In 1880, in The Common Law, Holmes famously wrote, “The life of the law has not been logic: it has been experience.”
In yesterday’s Washington Post, Joseph H. Cooper, a gifted teacher and writer, like Holmes trained in but not suffocated by the law, demonstrated, in a perhaps unexpected but highly valuable way, why Holmes’ statement is true and ought never be forgotten. You can find Cooper’s article here.
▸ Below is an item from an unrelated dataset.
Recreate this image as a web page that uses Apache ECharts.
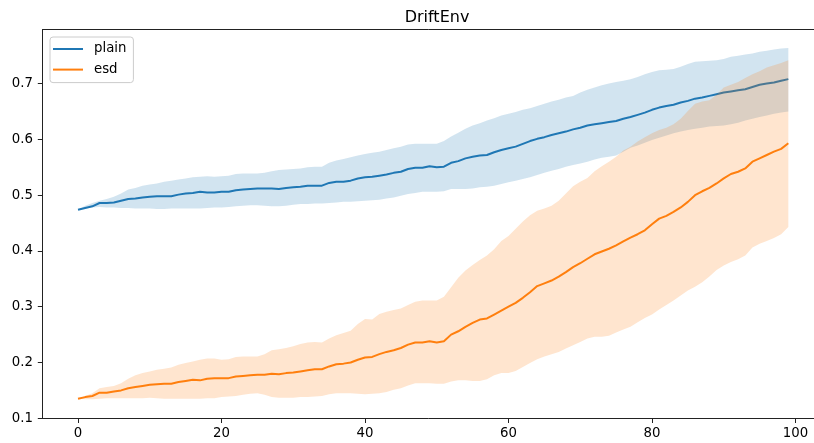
<!DOCTYPE html>
<html>
<head>
<meta charset="utf-8">
<script src="https://cdn.jsdelivr.net/npm/echarts@6/dist/echarts.min.js"></script>
<style>
html,body{margin:0;padding:0;background:#fff;}
#chart{width:814px;height:443px;}
</style>
</head>
<body>
<div id="chart"></div>
<script>
const titleText = "DriftEnv";
const seriesNames = ["plain", "esd"];
const xTicks = [0, 20, 40, 60, 80, 100];
const yTicks = [0.1, 0.2, 0.3, 0.4, 0.5, 0.6, 0.7];

const plainMean = [0.474,0.477,0.480,0.486,0.486,0.487,0.490,0.493,0.494,0.496,
0.497,0.498,0.498,0.498,0.501,0.503,0.504,0.506,0.505,0.505,
0.506,0.506,0.509,0.510,0.511,0.512,0.512,0.512,0.511,0.513,
0.514,0.515,0.517,0.517,0.517,0.522,0.524,0.524,0.526,0.530,
0.532,0.533,0.535,0.537,0.540,0.542,0.547,0.549,0.549,0.552,
0.550,0.551,0.558,0.561,0.566,0.569,0.571,0.572,0.577,0.581,
0.584,0.587,0.592,0.597,0.601,0.604,0.608,0.611,0.614,0.618,
0.621,0.625,0.627,0.629,0.631,0.633,0.637,0.640,0.644,0.648,
0.653,0.657,0.660,0.662,0.666,0.669,0.673,0.675,0.678,0.681,
0.684,0.686,0.688,0.690,0.694,0.698,0.700,0.702,0.705,0.708];

const plainUpper = [0.474,0.481,0.486,0.490,0.493,0.497,0.503,0.510,0.513,0.517,
0.519,0.521,0.524,0.526,0.528,0.530,0.532,0.533,0.534,0.533,
0.534,0.535,0.538,0.539,0.539,0.539,0.540,0.543,0.545,0.546,
0.547,0.548,0.550,0.551,0.551,0.558,0.562,0.565,0.568,0.571,
0.574,0.576,0.578,0.581,0.584,0.587,0.591,0.592,0.592,0.592,
0.592,0.597,0.605,0.612,0.619,0.625,0.629,0.634,0.638,0.643,
0.646,0.649,0.653,0.656,0.660,0.664,0.668,0.671,0.675,0.678,
0.684,0.689,0.693,0.697,0.700,0.703,0.705,0.708,0.712,0.717,
0.721,0.724,0.725,0.726,0.730,0.735,0.739,0.740,0.741,0.742,
0.744,0.748,0.750,0.752,0.754,0.757,0.759,0.761,0.763,0.764];

const plainLower = [0.474,0.476,0.478,0.479,0.478,0.478,0.477,0.477,0.476,0.476,
0.476,0.475,0.475,0.476,0.476,0.476,0.476,0.476,0.477,0.478,
0.478,0.479,0.480,0.481,0.482,0.482,0.481,0.480,0.480,0.481,
0.483,0.484,0.484,0.485,0.485,0.486,0.487,0.488,0.488,0.489,
0.490,0.491,0.492,0.494,0.496,0.499,0.502,0.504,0.506,0.506,
0.506,0.507,0.511,0.511,0.511,0.512,0.514,0.515,0.517,0.520,
0.523,0.526,0.529,0.532,0.536,0.540,0.544,0.547,0.551,0.554,
0.557,0.560,0.564,0.567,0.569,0.571,0.578,0.585,0.589,0.594,
0.599,0.603,0.607,0.611,0.614,0.617,0.619,0.621,0.623,0.624,
0.625,0.627,0.630,0.634,0.637,0.640,0.643,0.646,0.648,0.650];

const esdMean = [0.135,0.138,0.140,0.146,0.146,0.148,0.150,0.154,0.156,0.158,
0.160,0.161,0.162,0.162,0.165,0.167,0.169,0.168,0.171,0.172,
0.172,0.172,0.175,0.176,0.177,0.178,0.178,0.180,0.179,0.181,
0.182,0.184,0.186,0.188,0.188,0.193,0.197,0.198,0.200,0.205,
0.209,0.210,0.215,0.219,0.222,0.226,0.232,0.236,0.236,0.238,
0.236,0.238,0.250,0.256,0.264,0.271,0.277,0.279,0.286,0.293,
0.300,0.307,0.316,0.326,0.337,0.342,0.347,0.354,0.362,0.371,
0.378,0.386,0.394,0.399,0.404,0.410,0.417,0.424,0.430,0.437,
0.448,0.458,0.463,0.470,0.478,0.488,0.500,0.507,0.513,0.521,
0.530,0.538,0.542,0.548,0.560,0.566,0.572,0.578,0.583,0.593];

const esdUpper = [0.135,0.140,0.145,0.154,0.156,0.158,0.163,0.171,0.177,0.181,
0.184,0.187,0.189,0.191,0.196,0.199,0.202,0.205,0.207,0.207,
0.205,0.206,0.210,0.211,0.211,0.211,0.215,0.222,0.224,0.226,
0.229,0.233,0.236,0.237,0.236,0.243,0.249,0.253,0.257,0.269,
0.278,0.277,0.287,0.291,0.294,0.297,0.303,0.309,0.311,0.311,
0.311,0.318,0.335,0.352,0.365,0.375,0.384,0.392,0.403,0.418,
0.427,0.440,0.453,0.464,0.472,0.476,0.481,0.490,0.503,0.516,
0.524,0.531,0.543,0.552,0.560,0.569,0.580,0.587,0.596,0.604,
0.611,0.617,0.621,0.627,0.637,0.651,0.664,0.668,0.670,0.680,
0.693,0.698,0.703,0.710,0.717,0.722,0.729,0.733,0.737,0.742];

const esdLower = [0.135,0.134,0.134,0.135,0.136,0.136,0.136,0.136,0.136,0.136,
0.137,0.136,0.135,0.135,0.135,0.135,0.135,0.135,0.136,0.136,
0.138,0.139,0.140,0.142,0.144,0.145,0.142,0.138,0.137,0.137,
0.137,0.138,0.138,0.139,0.140,0.143,0.145,0.145,0.145,0.144,
0.143,0.144,0.145,0.147,0.151,0.154,0.159,0.163,0.163,0.163,
0.162,0.162,0.166,0.168,0.168,0.167,0.167,0.170,0.177,0.181,
0.181,0.185,0.192,0.199,0.206,0.211,0.215,0.219,0.225,0.231,
0.237,0.243,0.246,0.246,0.248,0.254,0.259,0.264,0.272,0.280,
0.286,0.295,0.303,0.311,0.320,0.329,0.336,0.344,0.354,0.366,
0.374,0.380,0.385,0.392,0.406,0.413,0.418,0.423,0.430,0.443];

const steps = plainMean.map((_, i) => i);

const BLUE = '#1f77b4';
const ORANGE = '#ff7f0e';
const FONT = 'DejaVu Sans';
const X_MIN = -4.95;
const X_MAX = 102.58;

function bandSeries(name, lower, upper, fill, z) {
  return {
    name: name,
    type: 'custom',
    z: z,
    silent: true,
    clip: false,
    data: [[0, lower[0]]],
    encode: { x: 0, y: 1 },
    renderItem: function (params, api) {
      const pts = [];
      for (let i = 0; i < steps.length; i++) pts.push(api.coord([steps[i], upper[i]]));
      for (let i = steps.length - 1; i >= 0; i--) pts.push(api.coord([steps[i], lower[i]]));
      return {
        type: 'polygon',
        shape: { points: pts },
        style: { fill: fill, stroke: null }
      };
    }
  };
}

function lineSeries(name, vals, color, z) {
  return {
    name: name,
    type: 'line',
    z: z,
    data: steps.map((x, i) => [x, vals[i]]),
    showSymbol: false,
    symbol: 'none',
    color: color,
    lineStyle: { color: color, width: 2 },
    emphasis: { disabled: true },
    animation: false
  };
}

const chart = echarts.init(document.getElementById('chart'), null, { renderer: 'canvas' });
chart.setOption({
  animation: false,
  backgroundColor: '#fff',
  textStyle: { fontFamily: FONT },
  title: {
    text: titleText,
    left: 432,
    textAlign: 'center',
    top: 5,
    textStyle: { fontFamily: FONT, fontSize: 16, fontWeight: 'normal', color: '#000' }
  },
  legend: {
    data: seriesNames,
    orient: 'vertical',
    left: 50,
    top: 37,
    padding: [5, 7, 6, 3],
    itemGap: 6.6,
    itemWidth: 30,
    itemHeight: 2,
    icon: 'rect',
    backgroundColor: 'rgba(255,255,255,0.8)',
    borderColor: '#cccccc',
    borderWidth: 1,
    borderRadius: 3,
    textStyle: { fontFamily: FONT, fontSize: 13.3, color: '#000', lineHeight: 14, padding: [0, 0, 0, 6] }
  },
  grid: {
    left: 42.5,
    top: 29.5,
    right: 0,
    height: 388.8,
    show: false
  },
  xAxis: [{
    type: 'value',
    position: 'bottom',
    min: X_MIN,
    max: X_MAX,
    splitLine: { show: false },
    axisLine: { show: true, onZero: false, lineStyle: { color: '#222', width: 1 } },
    axisTick: { show: true, length: 4.7, lineStyle: { color: '#222' }, customValues: xTicks },
    axisLabel: { customValues: xTicks, margin: 9, fontFamily: FONT, fontSize: 13.3, color: '#000' }
  }, {
    type: 'value',
    position: 'top',
    min: X_MIN,
    max: X_MAX,
    splitLine: { show: false },
    axisLine: { show: true, onZero: false, lineStyle: { color: '#222', width: 1 } },
    axisTick: { show: false },
    axisLabel: { show: false }
  }],
  yAxis: {
    type: 'value',
    min: 0.1,
    max: 0.797,
    splitLine: { show: false },
    axisLine: { show: true, onZero: false, lineStyle: { color: '#222', width: 1 } },
    axisTick: { show: true, length: 4.7, lineStyle: { color: '#222' }, customValues: yTicks },
    axisLabel: {
      customValues: yTicks, margin: 9.5, fontFamily: FONT, fontSize: 13.3, color: '#000',
      formatter: function (v) { return (+v).toFixed(1); }
    }
  },
  series: [
    bandSeries('plain band', plainLower, plainUpper, 'rgba(31,119,180,0.2)', 1),
    lineSeries('plain', plainMean, BLUE, 2),
    bandSeries('esd band', esdLower, esdUpper, 'rgba(255,127,14,0.2)', 3),
    lineSeries('esd', esdMean, ORANGE, 4)
  ]
});
</script>
</body>
</html>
Cooper is one of the few first-rate writers whose columns speak to the reader without regard to political party or class or personal circumstance. In a thoughtful, unassuming, unfailingly polite way, Cooper gives voice to what many, many people have experienced in life. Sometimes his readers immediately identify with what he writes about, which can be a wonderful gift for the reader who unexpectedly realizes that he is not alone. Other times Cooper writes about what life is like for others, for people easily forgotten, but who, when Cooper brings their voices forward, we can begin to appreciate as having a lot in common with us in terms of humanity if not circumstance.
I don’t know what Cooper’s intent is. There is absolutely nothing snarky or preaching or mean about what he writes. I am sure he means to be interesting and clear and respectful of both his subject matter and of his readers. For me, he always succeeds. In addition, whether this is what Cooper intends or is merely a by-product of his skill as a writer, his columns always give me an opportunity to reflect on and to care about things matter.
Cooper is or should be a national treasure. I wish his columns appeared regularly. I think they would “work” (i.e. be greatly appreciated and regularly anticipated) in newspapers of all kinds all across the country. As it is, his columns appear in papers large and small. I just wish I could count on seeing one of his columns every week.